Dalam timbul tenggelamnya kesadaran yang kupunya, aku seperti melihat almarhum bapak. Beliau tersenyum manis seperti biasa. Tak ada kata yang terucap. Huruf, kata dan kalimat seperti tersampaikan melalui tatap mata kami.
"Bapak telah memaafkanmu. Sekarang saatnya memaafkan dirimu sendiri." Kepala bapak mengangguk pelan. "mulailah awal dan hidup baru. Lupakan semua sakit masa lalu." Kembali senyum manis terukir di wajah sabar itu. Ada yang menetes di pipi.
Perlahan sosok bapak menghilang berganti dengan penampakan badan tinggi besar, gagah, berkulit kuning terang dan ayu. Mbah Buk, ibu dari ibu, perempuan sepuh yang pernah mengasuhku, mengenalkanku akan kegemaran belajar agama. Mbah Buk-lah yang pertama mengajakku ikut pengajian ibu-ibu. Dan hanya aku anak kecil yang hadir di pengajian bersama simbah.

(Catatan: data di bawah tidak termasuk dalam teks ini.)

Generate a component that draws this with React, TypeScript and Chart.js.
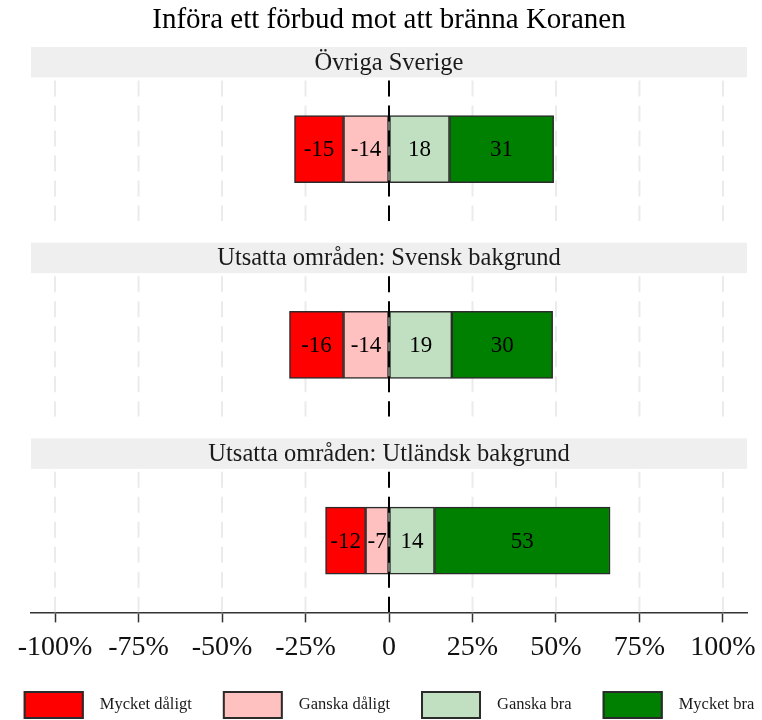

"Kowe ki piye ta, Dil, Brindil. Ayo, sing semangat urip. Mumpung isih diparingi wektu karo Gusti. Ojo ngisin-ngisini Simbah. Mosok kalah karo Simbah (Kamu itu bagaimana ta, Dil, Brindil. Ayo, yang semangat hidup. Mumpung masih dikasih waktu sama Gusti. Jangan malu-maluin Simbah. Masak kalah sama Simbah)."
Pipiku semakin basah meski terselip geli di hati. Simbah, janda empat piatu yang pantang menyerah besarkan keempat putrinya. Mbah Buk yang selalu bangun sebelum Subuh, rajin shalat dan lama nian shalatnya meski cara shalatnya sebisa beliau, sekena beliau. Mendoakan anak cucu, begitu Simbah menjawab saat ditanya perihal shalatnya yang lama.
Simbah yang berani merantau saat remaja, dari Bayuran Bantul ke Yogya. Perempuan buta huruf yang ingatannya lebih tajam dari ibu yang mahasiswi ekonomi UGM. Simbah yang memanggilku Brindil karena waktu kecil rambutku keriting, brindil dalam bahasa Jawa.
Ah, Simbah. Aku melihat Simbah berkacak pinggang dengan susur –sirih dan injet– di bibir beliau. Kuusap pipi yang membasah. Azan Zuhur terdengar. Masih terbayang senyum bapak dan wajah gregetan Mbah Buk. Kembali kuusap pipi. Semua hanya mimpi?